Ed. Le Rouergue, octobre 2012, 128 pages, 8.10 euros
Australie,
de nos jours. Mia et Thor sont jumeaux. Tandis que Mia est une élève
modèle, Thor se rapproche de la bande de petits délinquants du coin,
histoire de se faire accepter et devenir un caïd. L'adolescence est en
train de les séparer, il n'y a plus que la nuit qui les rapproche. En
effet, les jumeaux ont la particularité de faire des rêves similaires et
prémonitoires. Autant Mia y accorde de l'importance, autant Thor les
rejette.
Un jour, le collège accueille un nouvel
élève, Crusoé. Rien de bien exceptionnel jusque là sauf que le jeune
homme a la peau sombre, et issu d'une famille aborigène, ce qui pour le
lecteur n'est pas si exceptionnel que ça, étant donné que l'action se
situe en Australie, mais apparemment ça l'est dans un établissement
accueillant essentiellement des "blancs bien sous tous rapports".
Premier cliché.
Alors que Thor déteste d'emblée Crusoé à
cause de ses prouesses sportives, sa gentillesse, et surtout, la
couleur de sa peau, Mia se rapproche de plus en plus de lui. Petit à
petit, on sent que Crusoé devient le "ticket d'entrée" probable de Thor
dans la bande qu'il côtoie; petit à petit, il y a de la bagarre dans
l'air, teintée de racisme anti-aborigène.

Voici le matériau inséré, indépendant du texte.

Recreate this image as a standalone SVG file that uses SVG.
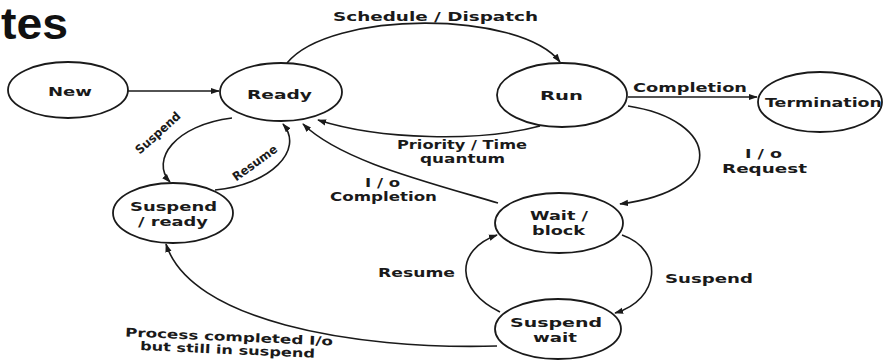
<svg xmlns="http://www.w3.org/2000/svg" width="889" height="360" viewBox="0 0 889 360">
<defs>
<style>
.node{fill:#fff;stroke:#1a1a1a;stroke-width:1.8}
.edge{fill:none;stroke:#1a1a1a;stroke-width:1.6;marker-end:url(#ah)}
.t{font-family:"DejaVu Sans","Liberation Sans",sans-serif;font-weight:bold;font-size:12px;fill:#1a1a1a}
.nt{font-family:"DejaVu Sans","Liberation Sans",sans-serif;font-weight:bold;font-size:13px;fill:#1a1a1a}
</style>
<marker id="ah" viewBox="0 0 10 10" refX="9" refY="5" markerWidth="9" markerHeight="9" markerUnits="userSpaceOnUse" orient="auto">
<path d="M0,1.5 L10,5 L0,8.5 Z" fill="#1a1a1a"/>
</marker>
</defs>
<rect width="889" height="360" fill="#fff"/>
<text x="1" y="39" font-family="Liberation Sans,Arial,sans-serif" font-size="44" font-weight="bold" fill="#111" textLength="67" lengthAdjust="spacingAndGlyphs">tes</text>

<g id="connectors">
<path class="edge" d="M128,91 L219,91"/>
<path class="edge" d="M287,63 C330,10 520,10 560,62"/>
<path class="edge" d="M540,126 C480,142 380,140 318,120"/>
<path class="edge" d="M498,203 C420,180 340,160 303,124"/>
<path class="edge" d="M628,97 L757,97"/>
<path class="edge" d="M628,106 C720,120 730,190 620,204"/>
<path class="edge" d="M232,118 C175,125 150,160 170,182"/>
<path class="edge" d="M215,190 C270,185 305,150 283,124"/>
<path class="edge" d="M500,312 C455,290 455,250 497,235"/>
<path class="edge" d="M622,235 C665,250 660,300 615,313"/>
<path class="edge" d="M497,346 C350,350 190,320 166,244"/>
</g>

<g id="labels">
<text class="t" x="333" y="21" textLength="205" lengthAdjust="spacingAndGlyphs">Schedule / Dispatch</text>
<text class="t" x="633" y="92" textLength="114" lengthAdjust="spacingAndGlyphs">Completion</text>
<text class="t" x="745" y="158" textLength="37" lengthAdjust="spacingAndGlyphs">I / o</text>
<text class="t" x="722" y="173" textLength="85" lengthAdjust="spacingAndGlyphs">Request</text>
<text class="t" x="397" y="149" textLength="130" lengthAdjust="spacingAndGlyphs">Priority / Time</text>
<text class="t" x="420" y="163" textLength="85" lengthAdjust="spacingAndGlyphs">quantum</text>
<text class="t" x="365" y="187" textLength="35" lengthAdjust="spacingAndGlyphs">I / o</text>
<text class="t" x="330" y="201" textLength="107" lengthAdjust="spacingAndGlyphs">Completion</text>
<text class="t" x="378" y="277" textLength="77" lengthAdjust="spacingAndGlyphs">Resume</text>
<text class="t" x="665" y="283" textLength="88" lengthAdjust="spacingAndGlyphs">Suspend</text>
<text class="t" x="125" y="341" textLength="208" lengthAdjust="spacingAndGlyphs" transform="rotate(2.5 229 338)">Process completed I/o</text>
<text class="t" x="140" y="354" textLength="175" lengthAdjust="spacingAndGlyphs" transform="rotate(2.5 229 350)">but still in suspend</text>
<text class="t" font-size="10" x="158" y="137" text-anchor="middle" textLength="56" lengthAdjust="spacingAndGlyphs" transform="rotate(-42 158 133)">Suspend</text>
<text class="t" font-size="10" x="255" y="167" text-anchor="middle" textLength="52" lengthAdjust="spacingAndGlyphs" transform="rotate(-36 255 163)">Resume</text>
</g>

<g id="new"><ellipse class="node" cx="68" cy="90" rx="60" ry="28"/><text class="nt" x="48" y="96" textLength="44" lengthAdjust="spacingAndGlyphs">New</text></g>
<g id="ready"><ellipse class="node" cx="281" cy="92" rx="61" ry="29"/><text class="nt" x="247" y="99" textLength="65" lengthAdjust="spacingAndGlyphs">Ready</text></g>
<g id="run"><ellipse class="node" cx="562" cy="95" rx="65" ry="32"/><text class="nt" x="540" y="100" textLength="43" lengthAdjust="spacingAndGlyphs">Run</text></g>
<g id="termination"><ellipse class="node" cx="820" cy="102" rx="62" ry="30"/><text class="nt" x="765" y="107" textLength="117" lengthAdjust="spacingAndGlyphs">Termination</text></g>
<g id="suspend-ready"><ellipse class="node" cx="173" cy="213" rx="60" ry="30"/><text class="nt" x="130" y="211" textLength="87" lengthAdjust="spacingAndGlyphs">Suspend</text><text class="nt" x="138" y="226" textLength="70" lengthAdjust="spacingAndGlyphs">/ ready</text></g>
<g id="wait-block"><ellipse class="node" cx="559" cy="223" rx="64" ry="30"/><text class="nt" x="530" y="220" textLength="58" lengthAdjust="spacingAndGlyphs">Wait /</text><text class="nt" x="532" y="235" textLength="53" lengthAdjust="spacingAndGlyphs">block</text></g>
<g id="suspend-wait"><ellipse class="node" cx="558" cy="329" rx="63" ry="30"/><text class="nt" x="510" y="327" textLength="92" lengthAdjust="spacingAndGlyphs">Suspend</text><text class="nt" x="533" y="342" textLength="44" lengthAdjust="spacingAndGlyphs">wait</text></g>
</svg>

Mais, Crusoé disparait subitement,
sans laisser de traces. Au même moment, les jumeaux refont des rêves
prémonitoires, sont en proie à de drôles de visions. Pour comprendre,
Mia décide d'étudier de plus près les coutumes aborigènes, et se rend
compte que le rêve en est justement le principe fondateur. Second
cliché.
A partir de là, ce qui apparaissait
comme une gentille histoire ado teintée de rivalité avec une leçon de
morale sur le racisme, devient un récit d'initiation aborigène qui
tourne mal, agrémenté d'événements improbables, et ponctué de dialogues
insipides censés donner des explications au lecteur sur la vraisemblance
de l'explosion de la maison des jumeaux, ou de la grotte souterraine
remplie de peintures aborigènes, ou encore de l'apparition du plombier
qui s'avère être le détenteur de pas mal de secrets. Bref, les clichés
s'accumulent si bien qu'à la fin, le peu d'informations glanées ça et là
sur les croyances du premier peuple australien et leurs mythes, ne
sauve pas l'ensemble du naufrage.
Mais à quoi rêve Crusoé finalement?
Brutalement disparu au début du roman pour réapparaître furtivement à la
fin, Crusoé est le maigre fil d'Ariane qui explique les rêves
prémonitoires de Mia et Thor, et les catastrophes en chaîne. La première
partie traitant du racisme larvé est complètement abandonnée au profit
d'une seconde partie "abracadabrantesque" sur les rites d'initiations
aborigènes. Et c'est là que le bât blesse. A force de clichés, l'auteur,
sûrement sans le vouloir, accroit le fossé concernant les idées
préconçues et "bien pensantes" des Australiens blancs sur la communauté
aborigène.
Finalement, tout n'est pas pour le mieux
dans le meilleur des mondes possibles au pays des Kangourous, et on ne
sait toujours pas quels sont les rêves de Crusoé.